It didn’t take long after I moved here to learn that Augusta and Augustans are all about golf.
It was 1999. My wife and I went out to eat at some restaurant at Augusta Exchange, and as we were getting out of our car another couple in a stylish SUV was disembarking next to us. They were fussing over their young son, about a year old, in his car seat.
The kid could’ve had his choice of any toy, but what was clutched in his chubby little hands? A little plastic golf club and an oversized plastic golf ball. In Augusta they start ’em early.
WHEN WE BOUGHT our house in 2000, we discovered a set of golf clubs in the crawl space under the stairs. My wife thought they belonged to a previous owner. I assumed that every new homeowner in the Augusta area automatically gets a free set of clubs, based solely on choosing to settle here.
See, I don’t play golf. I’m the only person in Augusta who doesn’t. Ask around. Never teed up a ball. Never swung an iron. The closest I’ve come to playing golf is owning ugly pairs of pants.

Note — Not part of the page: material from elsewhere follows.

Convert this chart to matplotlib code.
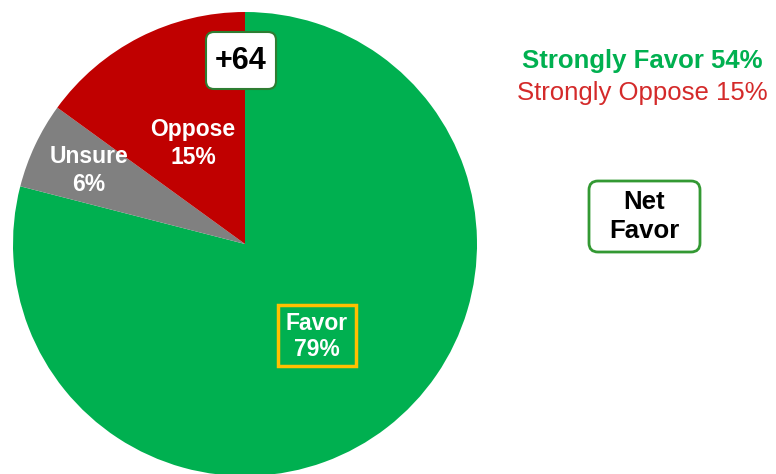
import matplotlib
matplotlib.use("Agg")
import matplotlib.pyplot as plt
from matplotlib.patches import FancyBboxPatch, Rectangle

plt.rcParams['font.family'] = ['Liberation Sans', 'DejaVu Sans']

categories = ["Favor", "Unsure", "Oppose"]
values = [79, 6, 15]
colors = ["#00B050", "#808080", "#C00000"]
strongly_favor = 54
strongly_oppose = 15
net_favor = values[0] - values[2]

W, H = 776, 474
fig = plt.figure(figsize=(W / 100, H / 100), dpi=100)
ax = fig.add_axes([0, 0, 1, 1])

def Y(y):
    return H - y

ax.pie(values, colors=colors, startangle=90, counterclock=False,
       center=(245, Y(244)), radius=232, frame=True,
       wedgeprops=dict(linewidth=0))
ax.set_xlim(0, W)
ax.set_ylim(0, H)
ax.axis('off')

fs = 16.5
# Favor label with gold box
ax.add_patch(Rectangle((278, Y(366)), 78, 61, fill=False, edgecolor="#FFC000", linewidth=2.5))
ax.text(317, Y(323), categories[0], color="white", fontsize=fs, fontweight="bold", ha="center", va="center")
ax.text(317, Y(350), f"{values[0]}%", color="white", fontsize=fs, fontweight="bold", ha="center", va="center")

# Unsure
ax.text(89, Y(156), categories[1], color="white", fontsize=fs, fontweight="bold", ha="center", va="center")
ax.text(89, Y(184), f"{values[1]}%", color="white", fontsize=fs, fontweight="bold", ha="center", va="center")

# Oppose
ax.text(193, Y(129), categories[2], color="white", fontsize=fs, fontweight="bold", ha="center", va="center")
ax.text(193, Y(157), f"{values[2]}%", color="white", fontsize=fs, fontweight="bold", ha="center", va="center")

# +64 box
ax.add_patch(FancyBboxPatch((206, Y(89)), 70, 57, boxstyle="round,pad=0,rounding_size=8",
                            facecolor="white", edgecolor="#2E7D32", linewidth=1.5))
ax.text(241, Y(61), f"+{net_favor}", color="black", fontsize=22, fontweight="bold", ha="center", va="center")

# Right side texts
ax.text(642, Y(61), f"Strongly Favor {strongly_favor}%", color="#00B050", fontsize=18.5,
        fontweight="bold", ha="center", va="center")
ax.text(642, Y(93), f"Strongly Oppose {strongly_oppose}%", color="#D42A2A", fontsize=18.5,
        ha="center", va="center")

# Net Favor box
ax.add_patch(FancyBboxPatch((589, Y(252)), 111, 71, boxstyle="round,pad=0,rounding_size=9",
                            facecolor="white", edgecolor="#339933", linewidth=2))
ax.text(644, Y(202), "Net", color="black", fontsize=18.5, fontweight="bold", ha="center", va="center")
ax.text(644, Y(231), "Favor", color="black", fontsize=18.5, fontweight="bold", ha="center", va="center")

fig.savefig("out.png", dpi=100)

Still, it fascinates me to see how golf has intertwined with Augusta’s growth. Most people think the city’s love affair with golf started with Bobby Jones and the Masters Tournament, and that’s true mostly. But golf really took hold first when Augusta emerged as a popular winter resort near the end of the 19th century.
If you’re visiting Augusta and you’re familiar enough with Walton Way to know where the Partridge Inn is at – right at that big curve in the road – you’ve probably also seen what used to be the giant Bon Air Hotel. It’s a big Spanish Revival edifice, rebuilt after a fire in the 1920s. The original Bon Air, built in 1889, was very airy and Victorian, and a few years after its construction the owners decided to build a nine-hole golf course.
That’s when golf started taking off in Augusta.
A feature story on the Bon Air ran in the Jan. 30, 1898 edition of The Augusta Chronicle. The writer said the fad of bicycling was losing interest because “golf requires all the energy that can be devoted to outdoor sport.
“So far, this latest favor in the field of fashionable fancy has struck the South very lightly, if at all,” the article said. “In fact, the only reason why it is known at all is due to Northern enthusiasts. To them a season without golf is what a barbecue without meat is to a Southerner, and we all know what that is.”
THEN THE WRITER made a bold prediction – that golf might get so popular in Augusta that the city could someday play host to (imagine this) a nationally recognized golf tournament. Sound familiar?
Remember, this idea was floated in 1898:
“As yet, few Augustans have displayed any interest in this game, though it is thought the rage for this sport will be felt as intensely here as it is in the Northern cities. To give an added impetus to the votaries of the game, it is very probable that at a near future day a contest will be arranged, and a trophy cup presented to the best team. This will be an event looked forward to, not only by those taking part, but it will excite a degree of interest throughout the country where the popularity of the game is recognized.”
That happened, all right. It just happened several blocks north at a newer venue – the Augusta National Golf Club.
And the Bon Air? Today, it’s federally subsidized housing, and its grandeur exists only in people’s memories.
Dan Jenkins, the legendary sportswriter, wrote a column for Sports Illustrated in April 1964 about Augusta and what it’s like to spend a week here during the Masters. At the time he had covered the Masters a mere 13 times (this year marks his 63rd time). He wrote then: “Speak to me now of a Masters, and while you envision deep-green pines, luscious fairways and Bobby Jones, I envision – to pick a starting point – the Bon Air Hotel.”
HE THEN DRAWS the reader, as only Jenkins can, squarely into the middle of the quirkiness and shabbiness and unapologetic Southern-ness of a once-grand place to stay. The Bon Air has a million fascinating stories, and in his 1964 piece Jenkins tells a few of the best. The column is out there on the Internet – it’s called “Augusta: Where Georgia Retaliates For Sherman’s March” – and nearly 40 years later it’s still a hilarious read.
So on your way out of town this year, take a ride down Walton Way, to that curve on the road, and get a glimpse of where Augusta golf began.